Few expect the winners of the local elections to change the 40 percent unemployment rate and create jobs for 30,000 young people who enter the job market every year. Many of them continue to leave the country to find work abroad.

"We need water, better roads and elevators in our apartments, which are the municipality's job," said Hasim Canolli, 60, after voting in the capital Pristina. "The independence issue is over, and people need jobs now."

Turnout among Kosovo's small Serb minority was minimal after Serbian leaders in Belgrade warned voters not to "legitimise Kosovo's independence".

"When my president, my government and my (Orthodox) Church in Belgrade told me not to vote, of course I will not vote," said Snezana Markovic in the Serb stronghold of Mitrovica in northern Kosovo.

But some voters from the Serb minority in southern parts of the country were voting for their new municipalities, as foreseen in the Kosovo independence plan drafted by former Finnish president Martti Ahtisaari.

"Today we are showing that our country and its citizens have deserved independence, democracy and the European Union perspective," said Kosovo's prime minister, Hashim Thaci.

The dominant groupings are Thaci's Democratic Party of Kosovo (PDK) and President Fatmir Sejdiu's Democratic League of Kosovo (LDK), which are coalition partners in the government.

Around 1.5 million people are eligible to elect mayors and local councils in 36 municipalities.

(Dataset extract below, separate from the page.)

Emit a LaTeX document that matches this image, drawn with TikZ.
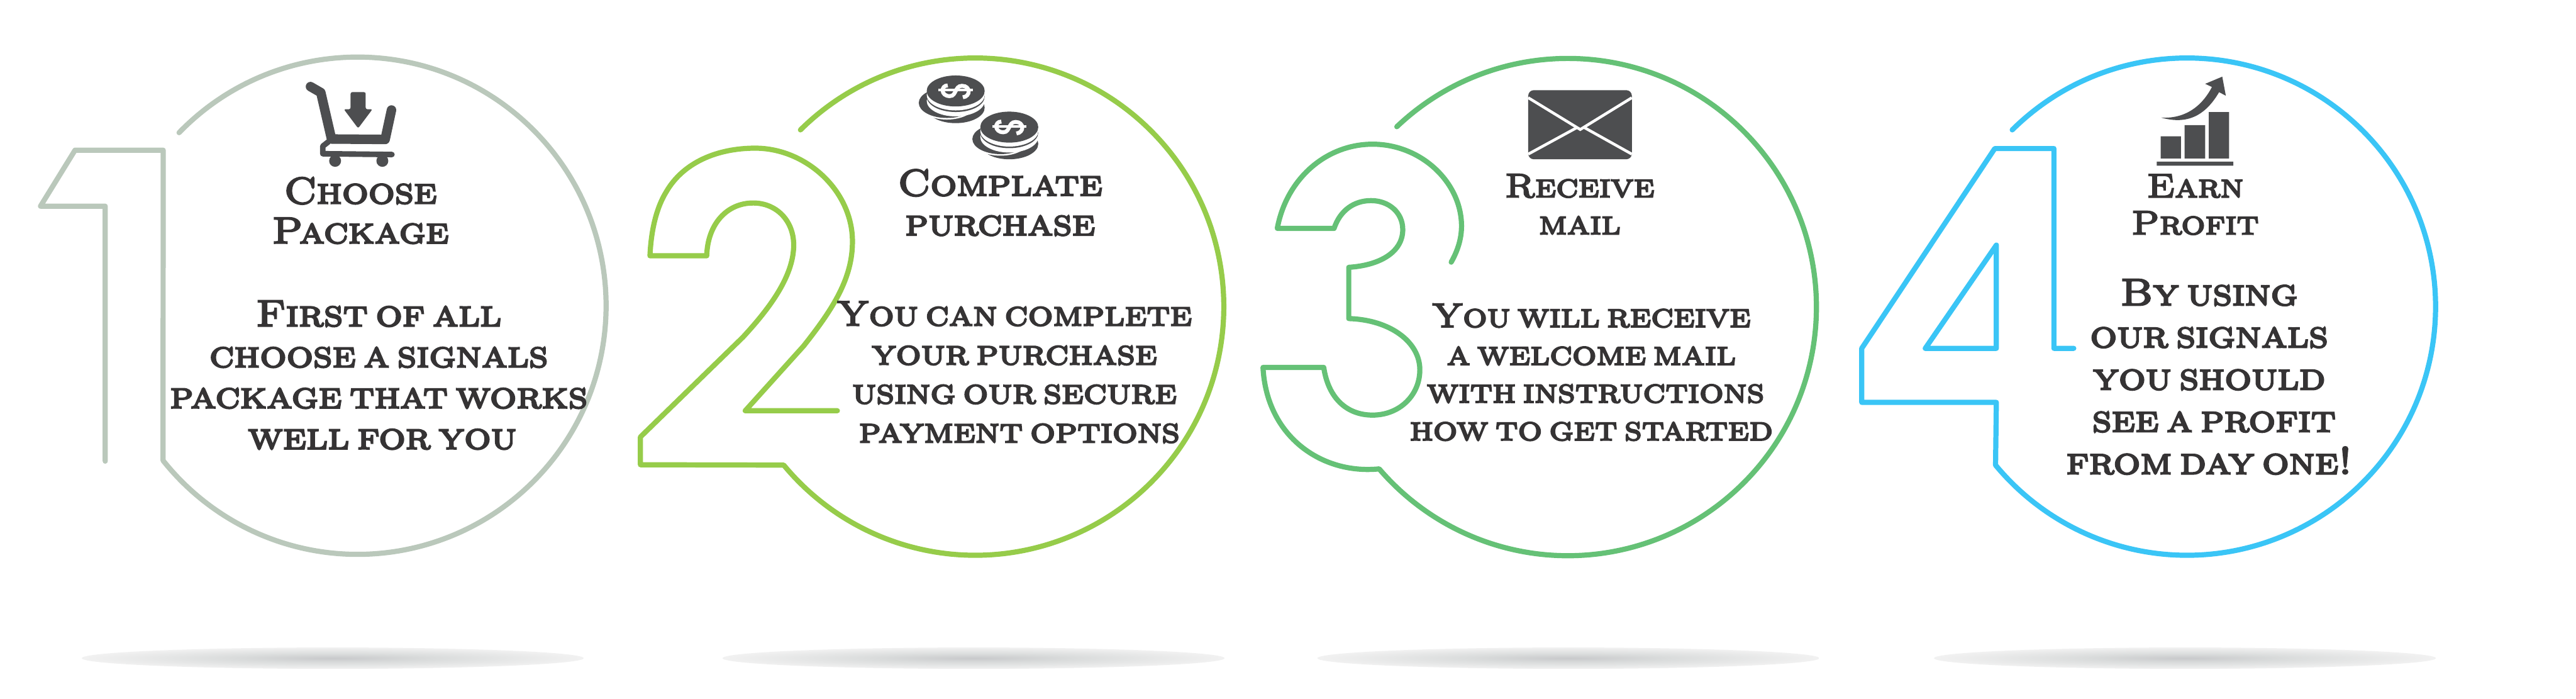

Clear winners will emerge only after second-round mayoral run-offs in a month's time.

Kosovo declared independence from Serbia in 2008, nine years after NATO bombing drove out Serb forces to stop the killing of ethnic Albanians in a two-year counter-insurgency war.

More than 60 countries, mainly western, have recognised Kosovo's independence, but not Serbia, its former ruler, or Russia.

After the war ended in 1999, elections in Kosovo were run by the Organisation for Security and Cooperation in Europe (OSCE). These are the first polls to be organised by local authorities.